### Your task
Read through the data and report every line in which the word "this" occurs.

### Given records
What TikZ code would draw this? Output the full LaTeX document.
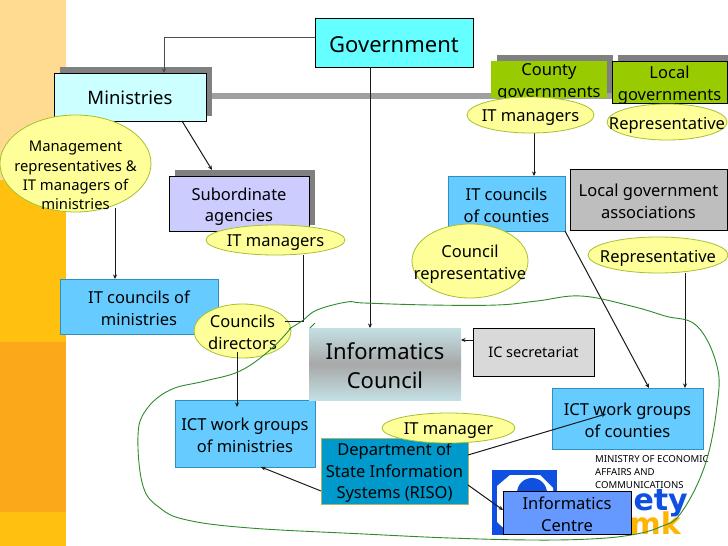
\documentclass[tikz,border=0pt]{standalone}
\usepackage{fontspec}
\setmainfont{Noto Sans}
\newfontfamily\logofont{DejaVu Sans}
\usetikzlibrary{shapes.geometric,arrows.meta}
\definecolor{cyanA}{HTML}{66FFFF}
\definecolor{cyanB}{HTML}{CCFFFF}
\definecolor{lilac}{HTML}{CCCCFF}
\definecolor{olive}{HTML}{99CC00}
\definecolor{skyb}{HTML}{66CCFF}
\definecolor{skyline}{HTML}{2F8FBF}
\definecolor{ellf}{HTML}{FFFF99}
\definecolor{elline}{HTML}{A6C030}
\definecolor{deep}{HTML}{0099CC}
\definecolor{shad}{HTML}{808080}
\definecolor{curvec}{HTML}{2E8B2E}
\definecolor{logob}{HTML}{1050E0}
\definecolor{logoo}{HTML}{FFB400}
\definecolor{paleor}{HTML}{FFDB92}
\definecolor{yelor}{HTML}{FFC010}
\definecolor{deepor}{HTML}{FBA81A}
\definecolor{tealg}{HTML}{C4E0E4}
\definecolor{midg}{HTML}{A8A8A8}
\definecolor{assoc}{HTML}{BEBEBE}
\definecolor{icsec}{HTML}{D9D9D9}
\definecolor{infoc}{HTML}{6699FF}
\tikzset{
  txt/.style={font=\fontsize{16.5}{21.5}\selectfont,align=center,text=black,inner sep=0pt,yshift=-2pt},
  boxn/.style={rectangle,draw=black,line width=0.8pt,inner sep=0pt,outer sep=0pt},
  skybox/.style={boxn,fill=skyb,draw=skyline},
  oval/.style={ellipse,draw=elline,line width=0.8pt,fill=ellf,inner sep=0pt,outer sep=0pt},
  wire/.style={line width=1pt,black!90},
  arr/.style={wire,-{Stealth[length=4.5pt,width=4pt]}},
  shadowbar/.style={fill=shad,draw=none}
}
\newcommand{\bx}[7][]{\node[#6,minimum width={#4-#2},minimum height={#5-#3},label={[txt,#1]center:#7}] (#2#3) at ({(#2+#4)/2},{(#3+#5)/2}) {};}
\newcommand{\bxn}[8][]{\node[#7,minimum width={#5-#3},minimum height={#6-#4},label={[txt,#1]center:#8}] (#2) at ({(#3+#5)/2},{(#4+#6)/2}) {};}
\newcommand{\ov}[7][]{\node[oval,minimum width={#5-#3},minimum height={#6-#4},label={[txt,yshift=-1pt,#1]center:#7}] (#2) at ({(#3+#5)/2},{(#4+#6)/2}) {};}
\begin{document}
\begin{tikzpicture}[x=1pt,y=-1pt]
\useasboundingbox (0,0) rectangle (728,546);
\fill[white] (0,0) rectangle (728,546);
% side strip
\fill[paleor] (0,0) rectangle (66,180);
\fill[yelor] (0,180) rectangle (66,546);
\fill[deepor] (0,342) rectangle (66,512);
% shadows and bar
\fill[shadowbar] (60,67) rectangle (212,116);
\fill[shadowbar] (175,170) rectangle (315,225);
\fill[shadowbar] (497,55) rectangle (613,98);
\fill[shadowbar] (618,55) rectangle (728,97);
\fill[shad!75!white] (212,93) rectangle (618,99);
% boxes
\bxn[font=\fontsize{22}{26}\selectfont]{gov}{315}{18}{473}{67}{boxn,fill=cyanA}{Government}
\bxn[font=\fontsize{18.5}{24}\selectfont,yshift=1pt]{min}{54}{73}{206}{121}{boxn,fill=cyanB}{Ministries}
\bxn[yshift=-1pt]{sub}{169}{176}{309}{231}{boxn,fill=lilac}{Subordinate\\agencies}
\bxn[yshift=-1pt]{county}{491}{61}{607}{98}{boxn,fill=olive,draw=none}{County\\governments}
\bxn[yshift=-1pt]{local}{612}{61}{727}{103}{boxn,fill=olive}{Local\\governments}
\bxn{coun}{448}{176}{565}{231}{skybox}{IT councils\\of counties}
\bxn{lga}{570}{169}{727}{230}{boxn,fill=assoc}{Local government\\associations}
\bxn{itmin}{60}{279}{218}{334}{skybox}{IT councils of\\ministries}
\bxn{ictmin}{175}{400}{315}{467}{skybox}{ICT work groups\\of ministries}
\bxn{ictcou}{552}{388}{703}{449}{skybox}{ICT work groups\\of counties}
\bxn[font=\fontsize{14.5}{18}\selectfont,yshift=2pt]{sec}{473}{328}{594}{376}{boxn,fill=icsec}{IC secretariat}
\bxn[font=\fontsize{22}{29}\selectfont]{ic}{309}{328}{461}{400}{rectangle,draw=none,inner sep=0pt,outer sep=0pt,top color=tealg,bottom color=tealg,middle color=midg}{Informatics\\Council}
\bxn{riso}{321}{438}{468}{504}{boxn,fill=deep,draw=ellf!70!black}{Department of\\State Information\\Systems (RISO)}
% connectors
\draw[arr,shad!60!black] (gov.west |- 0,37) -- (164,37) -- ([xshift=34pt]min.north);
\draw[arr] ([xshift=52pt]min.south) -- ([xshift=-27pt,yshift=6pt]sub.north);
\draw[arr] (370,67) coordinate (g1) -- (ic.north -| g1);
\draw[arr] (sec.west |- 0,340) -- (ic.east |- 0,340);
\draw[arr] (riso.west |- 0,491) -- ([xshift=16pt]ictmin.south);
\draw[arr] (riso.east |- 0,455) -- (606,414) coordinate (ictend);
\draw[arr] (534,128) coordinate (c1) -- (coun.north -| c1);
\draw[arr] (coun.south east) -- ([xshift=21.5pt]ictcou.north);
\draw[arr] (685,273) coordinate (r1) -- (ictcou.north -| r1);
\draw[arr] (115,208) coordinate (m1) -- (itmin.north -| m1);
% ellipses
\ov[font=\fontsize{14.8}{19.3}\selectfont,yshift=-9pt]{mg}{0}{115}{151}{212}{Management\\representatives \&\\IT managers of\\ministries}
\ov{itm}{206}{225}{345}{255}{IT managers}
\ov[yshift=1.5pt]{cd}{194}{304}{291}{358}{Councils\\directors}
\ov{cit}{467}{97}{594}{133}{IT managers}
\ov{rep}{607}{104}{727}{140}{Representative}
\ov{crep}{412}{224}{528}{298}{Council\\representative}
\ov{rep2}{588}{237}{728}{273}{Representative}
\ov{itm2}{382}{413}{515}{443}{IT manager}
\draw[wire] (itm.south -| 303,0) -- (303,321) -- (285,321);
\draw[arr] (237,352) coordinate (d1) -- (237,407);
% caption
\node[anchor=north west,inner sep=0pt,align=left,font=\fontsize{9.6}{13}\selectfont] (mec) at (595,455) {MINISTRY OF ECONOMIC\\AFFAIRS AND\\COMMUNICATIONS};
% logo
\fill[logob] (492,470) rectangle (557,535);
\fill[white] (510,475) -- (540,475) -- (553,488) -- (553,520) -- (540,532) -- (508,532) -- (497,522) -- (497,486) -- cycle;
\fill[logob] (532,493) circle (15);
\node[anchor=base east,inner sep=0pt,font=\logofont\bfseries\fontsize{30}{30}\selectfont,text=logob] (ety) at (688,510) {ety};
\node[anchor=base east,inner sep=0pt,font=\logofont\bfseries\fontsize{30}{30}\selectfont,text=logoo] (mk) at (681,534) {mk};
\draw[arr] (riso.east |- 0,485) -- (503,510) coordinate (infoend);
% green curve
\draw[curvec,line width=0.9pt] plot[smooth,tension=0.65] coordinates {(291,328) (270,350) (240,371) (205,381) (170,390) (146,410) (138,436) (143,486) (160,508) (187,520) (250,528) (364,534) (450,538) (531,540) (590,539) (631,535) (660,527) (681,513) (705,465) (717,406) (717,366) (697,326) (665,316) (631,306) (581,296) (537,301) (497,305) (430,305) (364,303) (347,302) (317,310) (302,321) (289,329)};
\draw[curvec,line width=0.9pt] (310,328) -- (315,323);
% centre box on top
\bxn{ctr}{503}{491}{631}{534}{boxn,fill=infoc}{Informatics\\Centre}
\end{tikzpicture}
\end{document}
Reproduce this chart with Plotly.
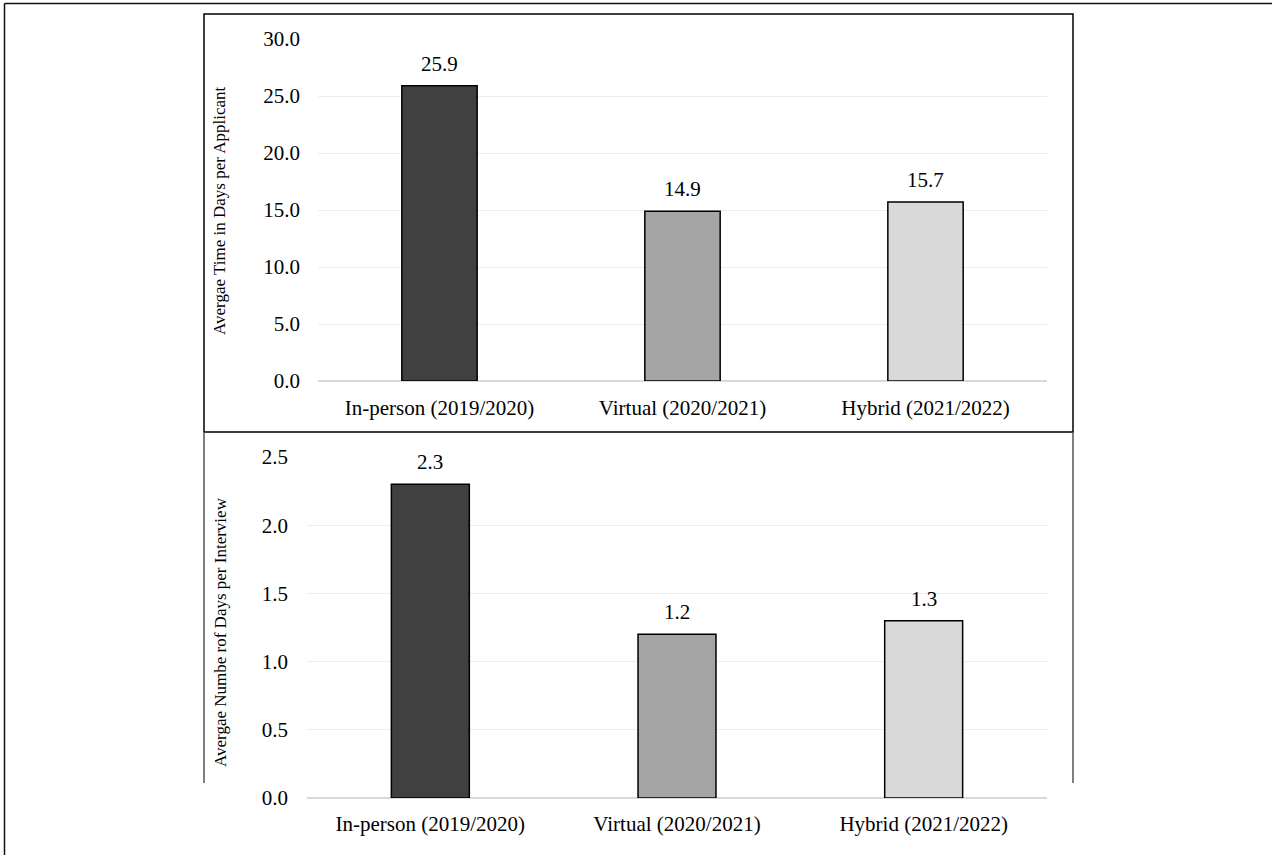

### Reply
What TikZ code would draw this? Output the full LaTeX document.
Reproduce this chart with Plotly.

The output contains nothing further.